Bishkek, Kyrgyz Republic, January 21,
2015—IFC, a member of the World Bank Group, is holding a forum in
Bishkek to examine the opportunities and challenges of implementing public-private
partnerships (PPPs) in the Kyrgyz Republic, part of an effort to help improve
the country’s infrastructure.
The event will explore how PPPs can help the Central Asian state address
some of its most pressing infrastructure needs, and will focus on power
stations, airports, and municipal infrastructure. It will examine best
practices from around the world and feature case studies by leading private
investors, international financiers, consultants, and government representatives.

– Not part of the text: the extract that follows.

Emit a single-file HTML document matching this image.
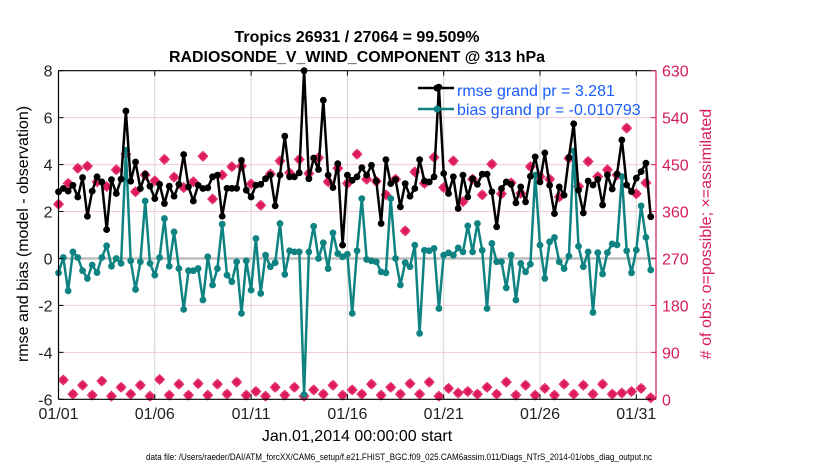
<!DOCTYPE html>
<html><head><meta charset="utf-8"><style>
html,body{margin:0;padding:0;background:#fff;}
svg{display:block;font-family:"Liberation Sans",Arial,sans-serif;}
</style></head><body>
<svg id="chart" width="830" height="470" viewBox="0 0 830 470" xmlns="http://www.w3.org/2000/svg">
<text x="357" y="42" text-anchor="middle" font-size="16" font-weight="bold">Tropics 26931 / 27064 = 99.509%</text>
<text x="357" y="62" text-anchor="middle" font-size="16" font-weight="bold" textLength="376" lengthAdjust="spacingAndGlyphs">RADIOSONDE_V_WIND_COMPONENT @ 313 hPa</text>
<g id="grid"></g>
<g id="series"></g>
<g id="axes"></g>
<text transform="translate(28,234) rotate(-90)" text-anchor="middle" font-size="16">rmse and bias (model - observation)</text>
<text transform="translate(711,234) rotate(-90)" text-anchor="middle" font-size="16" fill="#d81b5a">#  of obs: o=possible; ×=assimilated</text>
<text x="357" y="441" text-anchor="middle" font-size="16">Jan.01,2014 00:00:00 start</text>
<text x="399" y="460" text-anchor="middle" font-size="9" textLength="506" lengthAdjust="spacingAndGlyphs">data file: /Users/raeder/DAI/ATM_forcXX/CAM6_setup/f.e21.FHIST_BGC.f09_025.CAM6assim.011/Diags_NTrS_2014-01/obs_diag_output.nc</text>
<g>
<line x1="418" y1="88" x2="454" y2="88" stroke="#000" stroke-width="2.5"/>
<circle cx="437" cy="88" r="3.5" fill="#000"/>
<text x="457" y="96" font-size="16" fill="#1a5cff">rmse grand pr = 3.281</text>
<line x1="418" y1="109" x2="454" y2="109" stroke="#0f8282" stroke-width="2.5"/>
<circle cx="437" cy="109" r="3.5" fill="#0f8282"/>
<text x="457" y="115" font-size="16" fill="#1a5cff">bias grand pr = -0.010793</text>
</g>
</svg>
<script>
// ---- data (6-hourly, starting Jan 01 00Z) ----
const rmse = [2.84,2.98,2.87,3.12,2.62,3.45,1.80,2.87,3.48,3.26,1.23,3.36,2.77,3.38,6.28,3.29,4.11,2.98,3.59,3.08,2.55,3.16,2.34,3.08,2.65,3.16,4.43,3.05,2.45,3.12,2.98,3.01,3.48,3.55,1.80,2.99,2.99,2.99,4.18,2.91,2.62,3.12,
3.16,3.40,3.55,2.24,3.55,5.21,3.48,3.48,3.65,8.0,3.40,4.28,3.79,6.74,3.55,3.02,4.04,0.57,3.55,3.33,3.48,3.87,3.55,3.97,3.30,1.49,4.21,3.19,3.36,2.20,3.19,2.65,2.98,4.21,3.30,3.26,3.48,7.3,3.62,2.77,
3.48,2.13,3.55,2.62,3.40,3.16,3.59,3.59,2.84,1.35,2.98,3.26,3.16,2.37,3.05,2.41,3.50,4.33,3.26,4.50,3.12,1.91,3.05,2.70,4.30,5.74,2.91,1.94,3.30,
3.13,3.37,2.28,3.56,2.96,3.60,5.05,3.13,2.85,3.42,3.70,4.06,1.78];
const bias = [-0.61,0.04,-1.38,0.28,0.04,-0.52,-0.85,-0.28,-0.60,0.04,0.54,-0.33,0,-0.21,4.61,-0.10,-1.32,-0.14,2.45,-0.21,-0.71,0.04,1.70,-0.33,1.13,-0.43,-2.17,-0.52,-0.52,-0.43,-1.77,0.07,-1.13,-0.43,1.46,-0.71,-0.99,-0.14,-2.34,-0.10,-1.35,0.85,
-1.49,0.14,-0.35,-0.18,1.49,-0.68,0.33,0.28,0.28,-5.8,0.28,1.37,0,0.67,-0.43,1.09,0.21,0.07,0.18,-2.34,0.33,2.55,-0.04,-0.10,-0.14,-0.57,-0.61,2.55,0,-1.13,-0.18,-0.35,0.57,-3.19,0.35,0.33,0.43,-2.13,0.14,0.24,
0.14,0.45,0.28,1.39,0.28,1.49,0.35,-2.13,0.64,-0.14,-0.14,-1.25,0.14,-1.77,-0.21,-0.57,-0.24,3.55,0.57,-0.85,0.71,0.89,-0.14,-0.43,0.10,4.58,0.52,-0.35,0.28,
-2.30,0.25,-0.66,0.25,0.62,0.58,3.49,0.33,-0.61,0.36,2.24,0.90,-0.49];
// obs counts at 00Z/12Z (even steps) and 06Z/18Z (odd steps)
const obsMain = [374,414,443,447,417,408,440,470,398,430,419,460,426,406,417,466,384,430,446,447,413,372,
432,457,434,460,433,463,417,443,414,470,422,418,392,422,323,436,414,464,406,
457,379,422,392,451,394,415,395,446,427,422,388,462,408,456,427,440,430,520,394,415];
const obsOff = [37,10,27,8,35,6,23,10,27,6,38,8,29,8,30,8,29,10,33,8,15,6,23,8,23,6,18,10,27,8,18,10,29,8,23,10,30,10,33,6,21,12,15,10,23,10,33,8,27,8,21,8,29,10,27,10,29,10,12,15,21,3];
const yTicks = [8,6,4,2,0,-2,-4,-6];
const rTicks = [630,540,450,360,270,180,90,0];
const dateTicks = ["01/01","01/06","01/11","01/16","01/21","01/26","01/31"];
const dateTickDays = [0,5,10,15,20,25,30];

// ---- scales ----
const L=58.5, R=656, T=70.7, B=399.3, PXDAY=19.26;
const xDay = d => L + d*PXDAY;
const xStep = i => xDay(i*0.25);
const yL = v => T + (8 - v)*(B-T)/14;
const yR = c => B - c*(B-T)/630;
const NS="http://www.w3.org/2000/svg";
function mk(parent, tag, attrs){const e=document.createElementNS(NS,tag);for(const k in attrs)e.setAttribute(k,attrs[k]);parent.appendChild(e);return e;}
const grid=document.getElementById('grid'), ser=document.getElementById('series'), ax=document.getElementById('axes');

// grid
yTicks.forEach(v=>{ if(v===8||v===-6) return;
  const g=mk(grid,'line',{x1:L,x2:R,y1:yL(v),y2:yL(v),stroke:'#f3cad9','stroke-width':1});
  
  
});
dateTickDays.forEach(d=>{ if(d===0) return;
  const g=mk(grid,'line',{x1:xDay(d),x2:xDay(d),y1:T,y2:B,stroke:'#d4d4d4','stroke-width':1});
  
  
});
const z=mk(grid,'line',{x1:L,x2:R,y1:yL(0),y2:yL(0),stroke:'#bdbdbd','stroke-width':2.5});



// obs markers
function obsMarker(x,y){
  const g=mk(ser,'g',{});
  
  
  mk(g,'path',{d:`M${x} ${y-5.5}L${x+5.5} ${y}L${x} ${y+5.5}L${x-5.5} ${y}Z`,fill:'#dc1a5c'});
  mk(g,'circle',{cx:x,cy:y,r:3.8,fill:'none',stroke:'#e8407a','stroke-width':1});
}
obsMain.forEach((c,k)=>obsMarker(xStep(2*k),yR(c)));
obsOff.forEach((c,k)=>obsMarker(xStep(2*k+1),yR(c)));

// lines
function series(vals,color,name){
  const p=mk(ser,'polyline',{points:vals.map((v,i)=>xStep(i).toFixed(1)+','+yL(v).toFixed(1)).join(' '),fill:'none',stroke:color,'stroke-width':2.5,'stroke-linejoin':'round'});
  
  
  vals.forEach((v,i)=>{
    const c=mk(ser,'circle',{cx:xStep(i),cy:yL(v),r:3.4,fill:color});
    
    
  });
}
series(bias,'#0f8282','bias');
series(rmse,'#000000','rmse');

// axes
const fr=[['M'+L+' '+T+'H'+R,'#000','top-axis-line'],['M'+L+' '+B+'H'+R,'#000','x-axis-line'],['M'+L+' '+T+'V'+B,'#000','left-axis-line'],['M'+R+' '+T+'V'+B,'#d81b5a','right-axis-line']];
fr.forEach(f=>{const p=mk(ax,'path',{d:f[0],stroke:f[1],'stroke-width':1.2,fill:'none'});
  
  });
yTicks.forEach(v=>{
  mk(ax,'line',{x1:L,x2:L+5,y1:yL(v),y2:yL(v),stroke:'#000'});
  const t=mk(ax,'text',{x:L-6,y:yL(v)+6,'text-anchor':'end','font-size':16,fill:'#222'});
  t.textContent=v;
  
  
});
rTicks.forEach(c=>{
  mk(ax,'line',{x1:R-5,x2:R,y1:yR(c),y2:yR(c),stroke:'#d81b5a'});
  const t=mk(ax,'text',{x:R+6,y:yR(c)+6,'font-size':16,fill:'#d81b5a'});
  t.textContent=c;
  
  
});
dateTicks.forEach((lab,k)=>{
  const x=xDay(dateTickDays[k]);
  mk(ax,'line',{x1:x,x2:x,y1:B,y2:B-5,stroke:'#000'});
  mk(ax,'line',{x1:x,x2:x,y1:T,y2:T+5,stroke:'#000'});
  const t=mk(ax,'text',{x:x,y:419,'text-anchor':'middle','font-size':16,fill:'#222'});
  t.textContent=lab;
  
  
});
</script>
</body></html>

“There is great potential for PPPs in transport, energy, urban infrastructure,
and basic social services like schools and hospitals,” said Temir Sariev,
Minister of the Economy. “The government prioritizes the development
of PPPs, and this vision is reflected in the National Sustainable Development
Strategy, an important document for the Kyrgyz Republic.”

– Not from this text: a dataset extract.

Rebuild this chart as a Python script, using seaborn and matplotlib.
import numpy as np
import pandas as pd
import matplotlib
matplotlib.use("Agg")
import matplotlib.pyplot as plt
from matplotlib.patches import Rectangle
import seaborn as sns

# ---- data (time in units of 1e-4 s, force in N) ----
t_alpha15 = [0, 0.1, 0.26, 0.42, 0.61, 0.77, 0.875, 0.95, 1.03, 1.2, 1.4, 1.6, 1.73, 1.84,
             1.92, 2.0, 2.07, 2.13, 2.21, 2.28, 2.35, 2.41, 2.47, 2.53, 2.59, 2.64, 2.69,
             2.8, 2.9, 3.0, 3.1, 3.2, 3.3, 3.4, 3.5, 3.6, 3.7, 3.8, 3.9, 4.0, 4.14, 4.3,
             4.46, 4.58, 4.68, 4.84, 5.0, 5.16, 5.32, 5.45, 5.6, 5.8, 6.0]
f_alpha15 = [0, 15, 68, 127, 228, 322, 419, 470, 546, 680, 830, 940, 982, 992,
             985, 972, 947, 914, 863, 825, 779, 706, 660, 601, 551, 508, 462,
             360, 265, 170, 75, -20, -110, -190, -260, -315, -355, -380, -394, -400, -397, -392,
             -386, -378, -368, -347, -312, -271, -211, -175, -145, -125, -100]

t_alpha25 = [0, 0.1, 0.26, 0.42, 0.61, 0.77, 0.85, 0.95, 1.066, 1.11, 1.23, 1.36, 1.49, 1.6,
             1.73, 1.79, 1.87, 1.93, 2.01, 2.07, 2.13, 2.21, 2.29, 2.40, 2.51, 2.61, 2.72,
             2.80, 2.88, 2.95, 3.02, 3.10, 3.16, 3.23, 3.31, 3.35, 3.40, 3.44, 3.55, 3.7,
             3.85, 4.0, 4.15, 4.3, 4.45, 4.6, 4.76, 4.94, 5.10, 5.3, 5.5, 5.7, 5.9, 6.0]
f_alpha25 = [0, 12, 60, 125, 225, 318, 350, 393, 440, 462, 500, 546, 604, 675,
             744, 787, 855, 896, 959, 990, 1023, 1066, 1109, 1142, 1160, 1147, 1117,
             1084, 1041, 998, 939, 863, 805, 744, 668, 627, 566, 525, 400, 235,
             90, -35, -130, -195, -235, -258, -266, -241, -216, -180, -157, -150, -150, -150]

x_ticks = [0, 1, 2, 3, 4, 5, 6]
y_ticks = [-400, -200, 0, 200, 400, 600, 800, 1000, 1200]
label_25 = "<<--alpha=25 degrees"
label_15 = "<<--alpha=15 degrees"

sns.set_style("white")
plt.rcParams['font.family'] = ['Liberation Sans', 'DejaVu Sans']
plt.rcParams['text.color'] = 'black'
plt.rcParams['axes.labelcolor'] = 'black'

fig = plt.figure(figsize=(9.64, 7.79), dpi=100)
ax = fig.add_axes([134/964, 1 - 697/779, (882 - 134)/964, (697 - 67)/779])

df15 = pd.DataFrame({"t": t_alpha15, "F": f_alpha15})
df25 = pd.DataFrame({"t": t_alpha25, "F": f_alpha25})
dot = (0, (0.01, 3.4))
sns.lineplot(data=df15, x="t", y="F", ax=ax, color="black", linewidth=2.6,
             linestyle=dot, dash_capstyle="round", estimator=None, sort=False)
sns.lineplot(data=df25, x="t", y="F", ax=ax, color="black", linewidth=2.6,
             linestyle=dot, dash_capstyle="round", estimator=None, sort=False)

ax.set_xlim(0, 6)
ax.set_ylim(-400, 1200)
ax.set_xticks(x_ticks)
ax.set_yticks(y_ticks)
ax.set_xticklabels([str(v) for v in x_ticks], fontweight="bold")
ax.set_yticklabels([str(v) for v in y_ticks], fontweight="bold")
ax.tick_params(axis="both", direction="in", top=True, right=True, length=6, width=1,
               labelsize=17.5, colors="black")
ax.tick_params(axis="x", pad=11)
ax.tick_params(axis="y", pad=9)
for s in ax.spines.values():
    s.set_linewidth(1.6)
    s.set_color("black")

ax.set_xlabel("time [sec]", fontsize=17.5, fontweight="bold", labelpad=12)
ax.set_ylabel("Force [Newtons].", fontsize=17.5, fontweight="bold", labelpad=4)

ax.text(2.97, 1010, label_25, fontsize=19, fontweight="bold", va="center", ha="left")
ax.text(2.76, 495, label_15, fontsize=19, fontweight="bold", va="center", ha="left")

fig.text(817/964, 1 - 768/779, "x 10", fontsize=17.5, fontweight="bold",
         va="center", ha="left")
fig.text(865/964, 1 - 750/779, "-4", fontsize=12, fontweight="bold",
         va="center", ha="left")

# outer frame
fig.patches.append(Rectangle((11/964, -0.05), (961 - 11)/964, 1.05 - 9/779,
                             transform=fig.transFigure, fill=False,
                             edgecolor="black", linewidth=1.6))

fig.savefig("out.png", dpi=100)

In an effort to encourage private sector investment in infrastructure,
the Kyrgyz Republic has updated its PPP laws, making them compliant with
international best practices, and established a fund to develop and finance
“Public funding alone will not be able
to support the infrastructure financing needs of the Kyrgyz Republic,”

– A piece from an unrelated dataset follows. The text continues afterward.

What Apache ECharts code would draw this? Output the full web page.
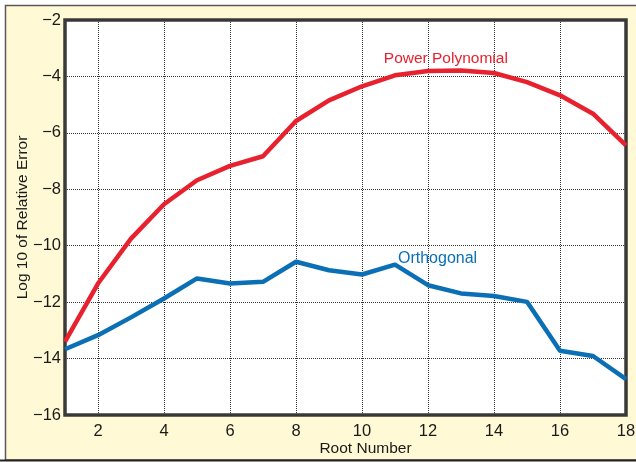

said Martin Naegele, IFC Country Manager. “A sustained and structured
process for mainstreaming the implementation of PPPs will be critical for
attracting private business to work with the Kyrgyz government.”
IFC has been providing advice to national and municipal governments on
designing and implementing PPPs for over 25 years. Since fiscal year 2004,
we have signed over 200 projects in 76 countries, many in the world’s
poorest states. In fiscal year 2014 alone, IFC had an active portfolio
of 80 PPP projects in 45 countries. In parallel, IFC as global financial
institution invests in private business implementing and operating PPPs
around the world.
IFC, a member of the World Bank Group, is the largest global development
institution focused exclusively on the private sector. Working with private
enterprises in about 100 countries, we use our capital, expertise, and
influence to help eliminate extreme poverty and boost shared prosperity.
In FY14, we provided more than $22 billion in financing to improve lives
in developing countries and tackle the most urgent challenges of development.